Some prominent points:
- Lawyers are attending conferences on how to attack the electronic medical record
- Losing lab and x-ray data through failures in tracking
- Cut and paste was called "plagiarism" by the judge
- Using auto-complete without confirming the information
- Avoiding complex notes that are incoherent
- Understanding the limitations of electronic signatures
- Being careful with templates
- Lack of individualized information about the particular patient
- Gender confusion
- Positive findings in 1 section noted negative in another section
- Alert fatigue mistakes
- Typos and large number of empty spaces
The provider must never forget that the computer automatically captures the timeline of documentation in the document. However, that recorded timeline may not accurately represent the sequence of care. It is thus important to state the actual timeline (sequence, preferably with times) of clinical events in the clinical course of the medical decision making. Many cases that go to trial hinge on a comparison of times between the records made by the physician, the nurses, the other staff, and yes, now, the computer.
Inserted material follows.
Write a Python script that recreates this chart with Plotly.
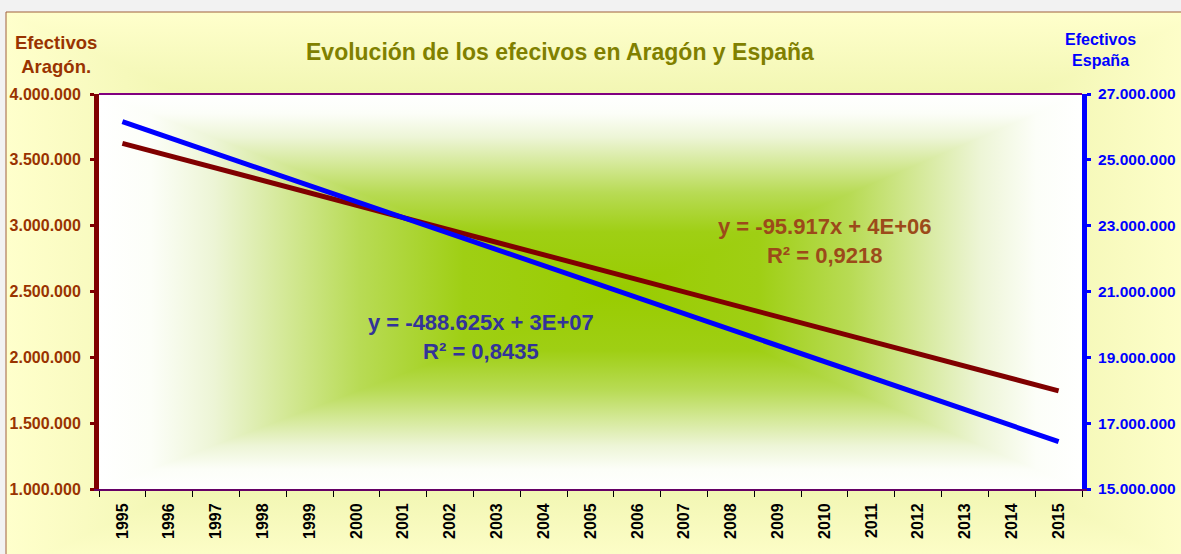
import base64

import plotly.graph_objects as go

# Datos (líneas de tendencia)
years = [str(y) for y in range(1995, 2016)]
trend_years = [1995, 2015]
efectivos_aragon = [3625000, 1745000]
efectivos_espana = [26160000, 16440000]

FONT = "Liberation Sans, Arial, sans-serif"
RED = "#800000"
BLUE = "#0000FF"


def path_gradient_svg(stops, cx=50, cy=50):
    # degradado rectangular "desde el centro" (tipo Excel)
    def grad(gid, horizontal, center):
        x2, y2 = (100, 0) if horizontal else (0, 100)
        s = []
        for t, c in stops:
            s.append((center * (1 - t), c))
        for t, c in reversed(stops):
            s.append((center + (100 - center) * t, c))
        s = sorted(s, key=lambda v: v[0])
        txt = "".join(f'<stop offset="{o / 100:.4f}" stop-color="{c}"/>' for o, c in s)
        return (f'<linearGradient id="{gid}" x1="0" y1="0" x2="{x2}" y2="{y2}" '
                f'gradientUnits="userSpaceOnUse">{txt}</linearGradient>')

    svg = ('<svg xmlns="http://www.w3.org/2000/svg" viewBox="0 0 100 100" '
           'preserveAspectRatio="none"><defs>'
           + grad("h", True, cx) + grad("v", False, cy) +
           '</defs><rect width="100" height="100" fill="url(#h)"/>'
           f'<polygon points="0,0 100,0 {cx},{cy}" fill="url(#v)"/>'
           f'<polygon points="0,100 100,100 {cx},{cy}" fill="url(#v)"/></svg>')
    return "data:image/svg+xml;base64," + base64.b64encode(svg.encode()).decode()


plot_bg = path_gradient_svg([(0, "#99CC00"), (0.3, "#9FCF14"), (0.5, "#B8DB55"),
                             (0.65, "#D5E99A"), (0.78, "#EDF5D6"), (0.9, "#FCFEF8"),
                             (1.0, "#FFFFFF")], cx=53, cy=50)
frame_bg = path_gradient_svg([(0, "#E6EF9C"), (0.6, "#EDF3AA"), (1.0, "#FFFFCC")])

fig = go.Figure()

fig.add_trace(go.Scatter(
    x=trend_years, y=efectivos_aragon, mode="lines",
    line=dict(color=RED, width=5), name="Aragón", yaxis="y",
))
fig.add_trace(go.Scatter(
    x=trend_years, y=efectivos_espana, mode="lines",
    line=dict(color=BLUE, width=5), name="España", yaxis="y2",
))

# geometría del área de trazado en píxeles
L, R, T, B = 99, 1082, 94, 489
W, H = R - L, B - T

fig.update_layout(
    width=1181, height=554,
    margin=dict(l=L, r=1181 - R, t=T, b=554 - B, pad=0),
    paper_bgcolor="#F2F2F2",
    plot_bgcolor="#FFFFFF",
    separators=",.",
    showlegend=False,
    font=dict(family=FONT),
    xaxis=dict(
        range=[1994.5, 2015.5], tickmode="array",
        tickvals=list(range(1995, 2016)), ticktext=years,
        tickangle=-90, ticks="", ticklabelstandoff=6, automargin=False,
        tickfont=dict(size=16, color="#000000", family=FONT, weight="bold"),
        showline=True, linecolor="#660066", linewidth=2,
        showgrid=False, zeroline=False,
        minor=dict(tickmode="linear", tick0=1994.5, dtick=1, ticks="outside",
                   ticklen=6, tickwidth=1, tickcolor="#000000", showgrid=False),
    ),
    yaxis=dict(
        range=[1000000, 4000000], tick0=1000000, dtick=500000, tickformat=",d",
        ticks="outside", ticklen=4, tickwidth=3, tickcolor=RED, automargin=False,
        tickfont=dict(size=16, color="#993300", family=FONT, weight="bold"),
        showline=True, linecolor=RED, linewidth=5,
        showgrid=False, zeroline=False, ticklabelstandoff=6,
    ),
    yaxis2=dict(
        range=[15000000, 27000000], tick0=15000000, dtick=2000000, tickformat=",d",
        overlaying="y", side="right", automargin=False,
        ticks="outside", ticklen=4, tickwidth=3, tickcolor=BLUE,
        tickfont=dict(size=15.5, color=BLUE, family=FONT, weight="bold"),
        showline=True, linecolor=BLUE, linewidth=5,
        showgrid=False, zeroline=False, ticklabelstandoff=4,
    ),
    images=[
        dict(source=frame_bg, xref="paper", yref="paper",
             x=(6 - L) / W, y=(B - 12) / H, sizex=1200 / W, sizey=560 / H,
             sizing="stretch", xanchor="left", yanchor="top", layer="below"),
        dict(source=plot_bg, xref="paper", yref="paper",
             x=0, y=1, sizex=1, sizey=1,
             sizing="stretch", xanchor="left", yanchor="top", layer="below"),
    ],
    shapes=[
        dict(type="rect", xref="paper", yref="paper",
             x0=(6 - L) / W, x1=(1200 - L) / W, y0=(B - 570) / H, y1=(B - 12) / H,
             line=dict(color="#A0603C", width=1), fillcolor="rgba(0,0,0,0)",
             layer="below"),
        dict(type="line", xref="paper", yref="paper", x0=0, x1=1, y0=1, y1=1,
             line=dict(color="#800080", width=2)),
    ],
)

annotations = [
    dict(text="<b>Evolución de los efecivos en Aragón y España</b>",
         x=(560 - L) / W, y=(B - 52) / H, font=dict(size=23, color="#808000")),
    dict(text="<b>Efectivos<br>Aragón.</b>",
         x=(56 - L) / W, y=(B - 55) / H, font=dict(size=18.5, color="#993300")),
    dict(text="<b>Efectivos<br>España</b>",
         x=(1100 - L) / W, y=(B - 50) / H, font=dict(size=16, color=BLUE)),
]
for a in annotations:
    fig.add_annotation(xref="paper", yref="paper", showarrow=False,
                       xanchor="center", yanchor="middle", **a)

fig.add_annotation(
    text="<b>y = -95.917x + 4E+06<br>R² = 0,9218</b>",
    xref="x", yref="y", x=2010.0, y=2883000, showarrow=False,
    font=dict(size=22, color="#9C4A1A", family=FONT),
)
fig.add_annotation(
    text="<b>y = -488.625x + 3E+07<br>R² = 0,8435</b>",
    xref="x", yref="y", x=2002.66, y=2154000, showarrow=False,
    font=dict(size=22, color="#333399", family=FONT),
)

# sin margen en el cuerpo de la página para que la figura ocupe toda la ventana
fig.write_html("out.html",
               config={"displayModeBar": False},
               post_script="document.body.style.margin='0';"
                           "document.body.style.overflow='hidden';")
Read the final output before signing. A few words or sentences typed or dictated through voice-activated technology (e.g. Dragon) can insert meaning and coherence into an automatically synthesized notation that otherwise would read like "electric babble". Read the nursing notes. Explain any discrepancies. Read that last sentence again.
Acknowledge warning alerts and state in the record your medically appropriate decision, along with a brief summary of the basis for that decision.
The cost and complications of the electronic health record will continue to rise until the process is simplified and designed for end-users. It is going to get worse, before it gets better.